Foram muitas as referências artísticas que marcaram definitivamente as últimas décadas do século XX, influenciando as gerações seguintes, como uma espécie de jurisprudência cultural. Tal aconteceu em várias esferas e universos, da pintura ao cinema, do teatro à música, da arquitectura à comédia. Nesta última área, em particular, destacaram-se alguns nomes britânicos como, por exemplo, Benny Hill, Mr. Beans (Rowan Atkinson) ou os Monty Python.
Em comum estava uma abordagem nonsense da própria comédia, uma visão desafiante da lógica do pensamento e do próprio conceito de fazer rir – ou sorrir. Entre as “estrelas emergentes” desse movimento destaca-se um rapaz alto e tímido de Westen-super-Mare, Somerset, que, contrariando toda a normalidade, se tornaria numa estrela planetária: uma lenda.
Falamos de John Clesse, conhecido na escola primária como “Chesse” (queijo), mente brilhante e divertida que recentemente nos ofereceu “Ora, como eu dizia” (Planeta, 2015), uma autobiografia generosa, algo inesperada e tentadoramente diferente.
Ao contrário de outros livros do género, Cleese chutou para longe escândalos ou podres de bastidores, concentrando-se na vida em si mesma que, quase por “acaso”, lhe reservou um enorme sucesso. Mesmo quando há algumas referências a terceiros, o contexto é de tal forma cómico que se eliminam quaisquer resquícios de animosidade. Esqueça contos escabrosos e entre numa espécie de viagem ao cérebro de um genial comediante.
Neste percurso está bem patente a inteligência de Cleese, no fundo uma pessoa introspectiva, muito apegado à sua mãe, mas que, por obra divina ou quejandos, nasceu com uma capacidade anormal para o absurdo e farsa. Ao contrário de muitos outros casos, a comédia de Cleese é um fortalecimento do Q.I. alheio, uma de bomba de gás hilariante que atingiu o seu expoente nas séries “Monty Python’s Flying Circus” e “Fawlty Towers”, na sétima arte via Monty Phyton – “Em busca do cálice sagrado” ou “A Vida de Brian” – ou mais a solo em “Um Peixe Chamado Wanda”.
“Ora, como eu dizia” é também um livro sobre a própria escrita do acto de fazer rir, pois tanto Cleese como os seus companheiros de Cambridge – e mais tarde de Monty Python (Graham Chapman, Eric Idle, Michael Palin ou Terry Jones) – eram, antes de performers, produtores de comédia. Neste livro, o foco não está na descrição dos sketchs, nas cenas dos filmes, mas sim, por exemplo, na humanidade de Cleese de se sentir nervoso antes de cada cena, no medo de as coisas não serem bem recebidas ou sequer entendidas pelo público.

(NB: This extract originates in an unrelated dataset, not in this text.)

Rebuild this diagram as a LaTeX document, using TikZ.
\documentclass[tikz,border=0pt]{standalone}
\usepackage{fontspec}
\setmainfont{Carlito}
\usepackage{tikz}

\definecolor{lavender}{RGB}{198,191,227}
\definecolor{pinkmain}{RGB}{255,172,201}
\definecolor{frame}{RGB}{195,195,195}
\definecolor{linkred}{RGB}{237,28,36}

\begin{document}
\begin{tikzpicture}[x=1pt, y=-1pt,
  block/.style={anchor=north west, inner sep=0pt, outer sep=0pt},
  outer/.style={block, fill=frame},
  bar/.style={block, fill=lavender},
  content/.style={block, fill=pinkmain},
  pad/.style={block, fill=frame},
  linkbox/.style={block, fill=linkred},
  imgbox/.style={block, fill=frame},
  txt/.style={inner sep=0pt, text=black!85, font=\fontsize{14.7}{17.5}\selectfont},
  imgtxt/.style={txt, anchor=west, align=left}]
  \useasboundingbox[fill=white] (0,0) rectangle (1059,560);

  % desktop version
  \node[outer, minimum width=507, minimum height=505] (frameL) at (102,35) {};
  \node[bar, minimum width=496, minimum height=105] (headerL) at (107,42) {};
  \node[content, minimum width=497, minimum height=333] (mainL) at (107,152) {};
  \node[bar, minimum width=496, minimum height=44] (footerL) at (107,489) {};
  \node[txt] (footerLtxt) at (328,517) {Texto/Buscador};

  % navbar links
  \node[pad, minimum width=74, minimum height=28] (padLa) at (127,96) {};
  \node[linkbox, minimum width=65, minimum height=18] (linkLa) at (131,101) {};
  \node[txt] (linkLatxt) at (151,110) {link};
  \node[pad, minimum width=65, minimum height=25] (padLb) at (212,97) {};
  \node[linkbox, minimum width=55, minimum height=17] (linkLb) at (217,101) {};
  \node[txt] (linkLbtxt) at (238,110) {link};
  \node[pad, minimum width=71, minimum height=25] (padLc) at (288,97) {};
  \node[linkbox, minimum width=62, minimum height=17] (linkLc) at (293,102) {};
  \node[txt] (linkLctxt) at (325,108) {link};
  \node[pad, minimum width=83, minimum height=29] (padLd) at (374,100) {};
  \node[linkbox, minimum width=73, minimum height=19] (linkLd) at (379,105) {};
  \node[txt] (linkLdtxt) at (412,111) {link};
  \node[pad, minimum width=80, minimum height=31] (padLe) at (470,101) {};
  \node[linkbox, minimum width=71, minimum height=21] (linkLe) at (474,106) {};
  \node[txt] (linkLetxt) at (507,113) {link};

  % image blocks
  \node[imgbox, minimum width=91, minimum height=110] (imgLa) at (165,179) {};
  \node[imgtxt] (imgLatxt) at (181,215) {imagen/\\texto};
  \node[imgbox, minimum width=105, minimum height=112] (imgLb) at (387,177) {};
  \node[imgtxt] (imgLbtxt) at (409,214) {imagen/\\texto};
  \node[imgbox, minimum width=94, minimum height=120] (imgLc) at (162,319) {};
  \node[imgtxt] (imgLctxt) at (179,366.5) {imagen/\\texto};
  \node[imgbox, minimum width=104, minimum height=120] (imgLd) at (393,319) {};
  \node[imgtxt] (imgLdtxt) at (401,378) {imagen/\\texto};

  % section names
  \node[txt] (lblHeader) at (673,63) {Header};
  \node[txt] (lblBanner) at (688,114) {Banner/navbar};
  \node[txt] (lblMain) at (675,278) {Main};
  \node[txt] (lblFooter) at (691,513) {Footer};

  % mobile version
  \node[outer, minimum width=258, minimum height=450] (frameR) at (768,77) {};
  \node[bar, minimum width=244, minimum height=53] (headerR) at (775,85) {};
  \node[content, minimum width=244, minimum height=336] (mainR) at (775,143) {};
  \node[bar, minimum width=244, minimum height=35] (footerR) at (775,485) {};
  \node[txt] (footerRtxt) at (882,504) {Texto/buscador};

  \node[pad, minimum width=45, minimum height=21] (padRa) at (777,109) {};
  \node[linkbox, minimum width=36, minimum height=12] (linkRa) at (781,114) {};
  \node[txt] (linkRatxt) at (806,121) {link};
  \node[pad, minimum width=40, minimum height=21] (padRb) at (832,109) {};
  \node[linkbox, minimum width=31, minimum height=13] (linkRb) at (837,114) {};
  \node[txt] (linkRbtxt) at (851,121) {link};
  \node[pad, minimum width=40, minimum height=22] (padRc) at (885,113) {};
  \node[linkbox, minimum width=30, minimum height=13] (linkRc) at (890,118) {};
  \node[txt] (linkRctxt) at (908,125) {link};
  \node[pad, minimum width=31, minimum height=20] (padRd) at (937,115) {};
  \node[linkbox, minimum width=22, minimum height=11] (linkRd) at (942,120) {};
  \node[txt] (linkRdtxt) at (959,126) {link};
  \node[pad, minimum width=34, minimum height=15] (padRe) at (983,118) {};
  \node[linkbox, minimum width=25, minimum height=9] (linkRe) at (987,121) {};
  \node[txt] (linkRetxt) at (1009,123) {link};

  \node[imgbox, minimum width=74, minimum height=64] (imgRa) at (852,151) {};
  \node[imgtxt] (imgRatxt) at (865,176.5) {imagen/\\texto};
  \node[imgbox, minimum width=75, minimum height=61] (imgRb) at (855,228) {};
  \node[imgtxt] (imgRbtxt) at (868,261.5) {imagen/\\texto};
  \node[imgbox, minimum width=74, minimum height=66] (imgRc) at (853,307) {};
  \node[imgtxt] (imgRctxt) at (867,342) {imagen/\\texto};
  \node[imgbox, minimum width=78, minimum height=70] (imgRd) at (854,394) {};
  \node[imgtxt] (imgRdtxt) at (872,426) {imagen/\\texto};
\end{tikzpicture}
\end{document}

Ao folhear esta autobiografia, saltam à vista as descrições reais e quotidianas que invariavelmente resvalam para o riso, pois é a sua tendência natural. Cleese, que confessa ter vivido uma excelente experiência académica de ambos os lados da barricada, redige uma verdadeira tese sobre o acto da natureza humana. Mas vai mais longe, levando o leitor ao cerne daquilo que o inspira como comediante e pessoa, à forma como conseguiu moldar um espírito criativo e individualizado que fez nascer uma nova forma de fazer humor, arte que se disseminou por diversas áreas da dita cultura moderna e que ousou aplicar um determinado estudo psicológico do entendimento humano em situações banais – e até mesmo exageradas.
Há ainda espaço para deambulações através de lembranças, algumas delas com direito a fotografia: a sua primeira aparição pública na Escola Primária St. Peter, aos oito anos; as tournées pela Nova Zelândia e pelos Estados Unidos; referências ao acto de contrair matrimónio (ao primeiro casamento); o primeiro encontro com Graham Chapman; os problemas com a BBC; a criação dos Monty Python; a experiência de trabalhar com Peter Sellers, David Frost ou Marty Feldman; ou a passagem pelo sistema de ensino enquanto professor.
Exemplar assertivo na arte de contar não uma história mas sim uma vida simples – e recomendado a todos os fãs de Cleese e dos projectos criativos a si associados -, “Ora, como eu dizia” é um interessante e inteligente “monólogo” de um homem tímido, fã de críquete e esqui aquático – que se revelou um verdadeiro génio comediante (mas que nunca se assumiu como tal) -, mas também o reflexo de uma humorística Britânia e dos seus maiores actores, elementos máximos de algo completamente diferente.